Casting about for future for coal mining

The shock of last week’s massive blow to Scotland’s mining industry will still be reverberating around the coalfield communities of Fife, and across much of the rest of the country.

Some 590 workers were laid off by court-approved liquidators as they moved to close down six pits run by Scottish Coal on Friday, including operations at St Ninians by Kelty, and the mothballed Blair House site at Oakley, as well as at sites in Lanarkshire and Ayrshire.

Across the piece, 142 staff were retained to assist by securing the respective sites while prospective buyers were sought.

It is an irony probably not lost on many that the news came in same the week as the passing of Margaret Thatcher the former Prime Minister about whom many miners and former miners would not be lost for words was marked with some fanfare at St Paul’s Cathedral.

Without a doubt, there is still coal underground in Scotland. Recent surveys and planning applications in Fife at Loch Fitty, for instance, where controversial plans to drain the body of water have been challenged by the local community and other areas have shown as much.
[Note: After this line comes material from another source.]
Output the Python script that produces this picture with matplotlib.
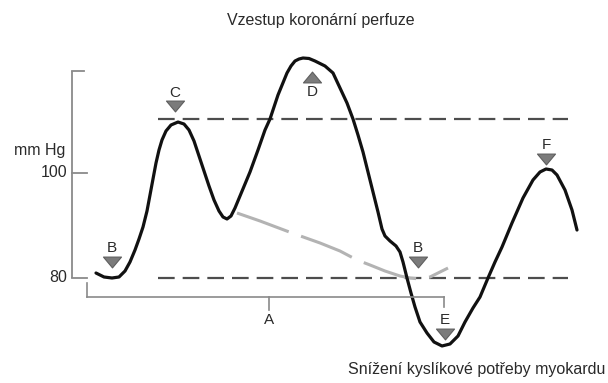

The problem for the companies running these operations on a commercial basis is the cost of bringing that coal to the surface.

The retail price of coal has slumped as the cost of other fuels, including fuels used to drive the machinery used in coal mining, has stayed high.

Meanwhile, oil and gas the other underground hydrocarbons remain highly lucrative, allowing the industry to invest in the innovative technologies required to get to the hard-to-reach, and still profitable, deposits.

Scottish Coal’s parent group, the Scottish Resources Group, was unable to attract the investment it needed to continue.

The country’s only other coal-mining firm, ATH Resources, which runs the Muir Dean site near Crossgates, fell in administration in December under a pile of debt.

By March it was warning that any remaining shareholder value was “unlikely” to be maintained.

And yet, there is a chance this isn’t an industry facing its final throes quite yet.

Durham-based Hargreaves Services which calls itself “a leader in solid-fuel supply and bulk material logistics” bought a proportion of ATH’s debt several weeks ago.

As a result of this intervention a “review and restructure” of ATH and its sites is under way.

Hargreaves says it has identified ATH assets which could produce around one million tonnes of coal a year, and is currently undertaking “detailed due diligence” over what it coyly calls “a transaction”.

Hargreaves is positive about the coal market in the UK, saying it has “attractive fundamentals” and a “long-term future”.

It reserves particular praise for the support afforded to the sector by the Scottish Government.

Liquidators of Scottish Resources Group are still locked in negotiations over the future of its sites and assets, but it is expected that there could be significant interest there, too.

Meanwhile, the ambitious Hargreaves last week raised a total of £42.3 million through a new share placing, saying it expected to use the net proceeds to expand “its portfolio of surface mining assets”.

It is known to be seeking access to what it calls “the important Scottish market” for power station, industrial and household coals, and says it would only select sites which it expects to deliver an operating profit of between £5 and £7.50 per tonne at current market prices.

This week, the Scottish Government minister Fergus Ewing announced the creation of a Scottish Open Cast Mining Taskforce. Launching the initiative, Mr Ewing insisted that a sustainable Scottish coal industry could be maintained.

He added that liquidators KPMG believe mining operations could be maintained at the affected Scottish Coal sites.

Workers who have lost jobs will be offered assistance to find new ones, while the Scottish Mines Restoration Trust will help restore old open-cast coal mines, potentially creating hundreds of jobs during the process.

So minds are clearly concentrated on finding the best possible solution to the shocks battering the mining industry.

One potential buyer has already indicated its intentions, and it is clear that politicians are confident something can be salvaged from the current financial mess.

There may be life in Old King Coal yet but it is up to the accountants to tell us exactly where.